**THE TASK:** In the listing that follows, retype every line from the first through the one containing "(act2.south) -- (act3.north);". Pictures are to be left out.
------------------------------------------------------------------------
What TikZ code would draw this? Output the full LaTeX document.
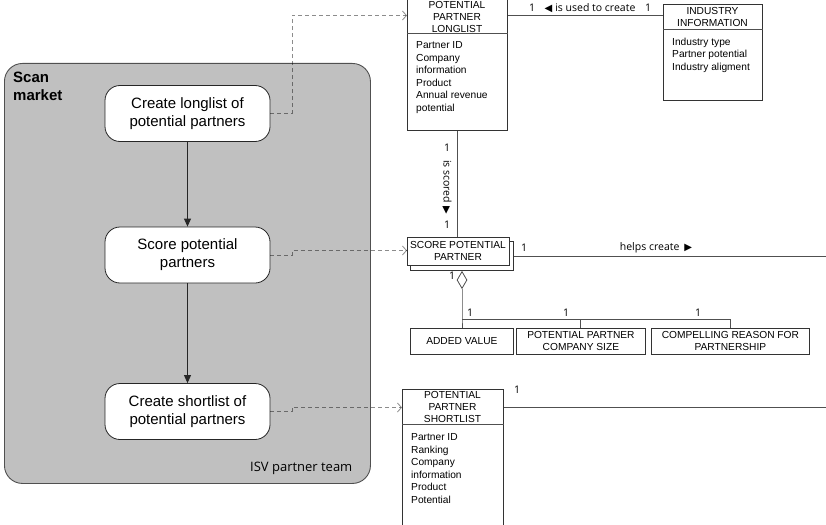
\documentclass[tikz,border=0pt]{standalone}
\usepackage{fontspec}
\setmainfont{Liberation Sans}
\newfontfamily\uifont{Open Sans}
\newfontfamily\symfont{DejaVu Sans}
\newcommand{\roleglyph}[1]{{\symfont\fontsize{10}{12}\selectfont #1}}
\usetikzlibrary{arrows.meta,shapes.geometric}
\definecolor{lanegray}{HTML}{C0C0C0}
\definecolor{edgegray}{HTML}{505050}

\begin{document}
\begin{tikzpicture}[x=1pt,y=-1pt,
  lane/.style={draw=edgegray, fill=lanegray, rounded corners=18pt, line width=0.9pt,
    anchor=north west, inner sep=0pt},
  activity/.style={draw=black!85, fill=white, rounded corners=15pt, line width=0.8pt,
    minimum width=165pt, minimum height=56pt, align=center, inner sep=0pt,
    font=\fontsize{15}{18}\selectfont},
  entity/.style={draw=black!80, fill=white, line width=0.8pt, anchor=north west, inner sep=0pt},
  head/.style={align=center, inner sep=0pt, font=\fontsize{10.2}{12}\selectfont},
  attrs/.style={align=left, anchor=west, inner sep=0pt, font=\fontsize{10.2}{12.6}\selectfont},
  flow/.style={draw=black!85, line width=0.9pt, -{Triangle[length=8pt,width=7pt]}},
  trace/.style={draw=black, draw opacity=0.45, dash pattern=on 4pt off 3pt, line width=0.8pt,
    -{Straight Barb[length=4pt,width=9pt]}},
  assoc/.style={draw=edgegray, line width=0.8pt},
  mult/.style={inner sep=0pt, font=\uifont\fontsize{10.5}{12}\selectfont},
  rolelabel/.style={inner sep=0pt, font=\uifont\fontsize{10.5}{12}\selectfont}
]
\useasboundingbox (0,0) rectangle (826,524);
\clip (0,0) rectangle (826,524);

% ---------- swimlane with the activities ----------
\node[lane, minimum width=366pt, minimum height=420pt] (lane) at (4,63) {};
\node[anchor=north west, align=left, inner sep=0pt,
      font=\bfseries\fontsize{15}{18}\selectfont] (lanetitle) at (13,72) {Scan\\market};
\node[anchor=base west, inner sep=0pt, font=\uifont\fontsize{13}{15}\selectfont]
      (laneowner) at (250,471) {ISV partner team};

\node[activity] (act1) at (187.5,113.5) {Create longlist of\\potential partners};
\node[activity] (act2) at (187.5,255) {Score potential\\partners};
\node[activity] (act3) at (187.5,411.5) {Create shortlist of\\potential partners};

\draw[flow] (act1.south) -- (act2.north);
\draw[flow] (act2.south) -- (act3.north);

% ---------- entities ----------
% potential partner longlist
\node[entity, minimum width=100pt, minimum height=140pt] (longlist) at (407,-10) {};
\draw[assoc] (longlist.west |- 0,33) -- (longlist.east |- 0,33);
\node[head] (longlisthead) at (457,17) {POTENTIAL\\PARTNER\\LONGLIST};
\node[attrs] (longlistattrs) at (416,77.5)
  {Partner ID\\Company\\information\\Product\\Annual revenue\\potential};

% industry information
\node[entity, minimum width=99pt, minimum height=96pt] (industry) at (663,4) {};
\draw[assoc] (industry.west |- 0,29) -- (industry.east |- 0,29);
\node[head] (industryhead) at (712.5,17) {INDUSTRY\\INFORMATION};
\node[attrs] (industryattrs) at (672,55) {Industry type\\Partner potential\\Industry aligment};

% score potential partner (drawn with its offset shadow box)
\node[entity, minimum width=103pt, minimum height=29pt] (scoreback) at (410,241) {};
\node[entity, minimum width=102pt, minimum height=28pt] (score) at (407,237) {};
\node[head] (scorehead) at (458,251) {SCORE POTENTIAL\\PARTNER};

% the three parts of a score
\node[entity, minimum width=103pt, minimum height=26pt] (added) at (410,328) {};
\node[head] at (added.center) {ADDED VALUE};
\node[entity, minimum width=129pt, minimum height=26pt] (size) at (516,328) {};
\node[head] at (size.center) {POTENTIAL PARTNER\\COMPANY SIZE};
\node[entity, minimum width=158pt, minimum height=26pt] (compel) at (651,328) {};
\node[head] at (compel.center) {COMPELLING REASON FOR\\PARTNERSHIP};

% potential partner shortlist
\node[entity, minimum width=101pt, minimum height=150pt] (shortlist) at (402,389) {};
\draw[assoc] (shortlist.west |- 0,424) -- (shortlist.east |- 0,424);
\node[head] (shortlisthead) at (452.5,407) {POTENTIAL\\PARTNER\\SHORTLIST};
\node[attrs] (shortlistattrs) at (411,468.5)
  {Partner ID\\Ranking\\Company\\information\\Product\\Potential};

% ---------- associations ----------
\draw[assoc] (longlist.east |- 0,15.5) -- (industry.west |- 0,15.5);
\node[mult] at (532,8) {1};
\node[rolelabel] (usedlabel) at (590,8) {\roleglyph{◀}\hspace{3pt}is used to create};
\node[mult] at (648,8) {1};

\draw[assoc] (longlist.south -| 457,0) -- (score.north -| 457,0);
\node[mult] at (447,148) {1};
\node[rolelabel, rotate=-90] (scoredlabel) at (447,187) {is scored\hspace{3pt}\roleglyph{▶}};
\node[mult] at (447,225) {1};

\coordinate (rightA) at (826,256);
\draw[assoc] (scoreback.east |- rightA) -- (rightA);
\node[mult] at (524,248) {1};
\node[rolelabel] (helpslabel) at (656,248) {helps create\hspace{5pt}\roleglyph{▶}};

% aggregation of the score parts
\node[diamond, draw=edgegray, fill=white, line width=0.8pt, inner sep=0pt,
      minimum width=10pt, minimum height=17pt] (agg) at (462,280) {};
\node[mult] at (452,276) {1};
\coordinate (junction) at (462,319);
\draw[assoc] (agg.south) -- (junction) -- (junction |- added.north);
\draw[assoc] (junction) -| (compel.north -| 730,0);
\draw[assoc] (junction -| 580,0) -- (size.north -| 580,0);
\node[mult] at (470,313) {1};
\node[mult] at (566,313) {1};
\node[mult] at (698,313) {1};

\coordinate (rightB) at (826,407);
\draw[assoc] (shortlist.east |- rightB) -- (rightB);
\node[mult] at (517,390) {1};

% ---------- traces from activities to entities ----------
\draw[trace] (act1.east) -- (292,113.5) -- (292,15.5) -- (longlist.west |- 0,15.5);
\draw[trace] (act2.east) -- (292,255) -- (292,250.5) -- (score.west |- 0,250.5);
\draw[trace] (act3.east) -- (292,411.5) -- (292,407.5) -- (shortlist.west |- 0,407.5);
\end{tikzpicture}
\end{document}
------------------------------------------------------------------------
**PROBLEM SOLUTION:**
What TikZ code would draw this? Output the full LaTeX document.
\documentclass[tikz,border=0pt]{standalone}
\usepackage{fontspec}
\setmainfont{Liberation Sans}
\newfontfamily\uifont{Open Sans}
\newfontfamily\symfont{DejaVu Sans}
\newcommand{\roleglyph}[1]{{\symfont\fontsize{10}{12}\selectfont #1}}
\usetikzlibrary{arrows.meta,shapes.geometric}
\definecolor{lanegray}{HTML}{C0C0C0}
\definecolor{edgegray}{HTML}{505050}

\begin{document}
\begin{tikzpicture}[x=1pt,y=-1pt,
  lane/.style={draw=edgegray, fill=lanegray, rounded corners=18pt, line width=0.9pt,
    anchor=north west, inner sep=0pt},
  activity/.style={draw=black!85, fill=white, rounded corners=15pt, line width=0.8pt,
    minimum width=165pt, minimum height=56pt, align=center, inner sep=0pt,
    font=\fontsize{15}{18}\selectfont},
  entity/.style={draw=black!80, fill=white, line width=0.8pt, anchor=north west, inner sep=0pt},
  head/.style={align=center, inner sep=0pt, font=\fontsize{10.2}{12}\selectfont},
  attrs/.style={align=left, anchor=west, inner sep=0pt, font=\fontsize{10.2}{12.6}\selectfont},
  flow/.style={draw=black!85, line width=0.9pt, -{Triangle[length=8pt,width=7pt]}},
  trace/.style={draw=black, draw opacity=0.45, dash pattern=on 4pt off 3pt, line width=0.8pt,
    -{Straight Barb[length=4pt,width=9pt]}},
  assoc/.style={draw=edgegray, line width=0.8pt},
  mult/.style={inner sep=0pt, font=\uifont\fontsize{10.5}{12}\selectfont},
  rolelabel/.style={inner sep=0pt, font=\uifont\fontsize{10.5}{12}\selectfont}
]
\useasboundingbox (0,0) rectangle (826,524);
\clip (0,0) rectangle (826,524);

% ---------- swimlane with the activities ----------
\node[lane, minimum width=366pt, minimum height=420pt] (lane) at (4,63) {};
\node[anchor=north west, align=left, inner sep=0pt,
      font=\bfseries\fontsize{15}{18}\selectfont] (lanetitle) at (13,72) {Scan\\market};
\node[anchor=base west, inner sep=0pt, font=\uifont\fontsize{13}{15}\selectfont]
      (laneowner) at (250,471) {ISV partner team};

\node[activity] (act1) at (187.5,113.5) {Create longlist of\\potential partners};
\node[activity] (act2) at (187.5,255) {Score potential\\partners};
\node[activity] (act3) at (187.5,411.5) {Create shortlist of\\potential partners};

\draw[flow] (act1.south) -- (act2.north);
\draw[flow] (act2.south) -- (act3.north);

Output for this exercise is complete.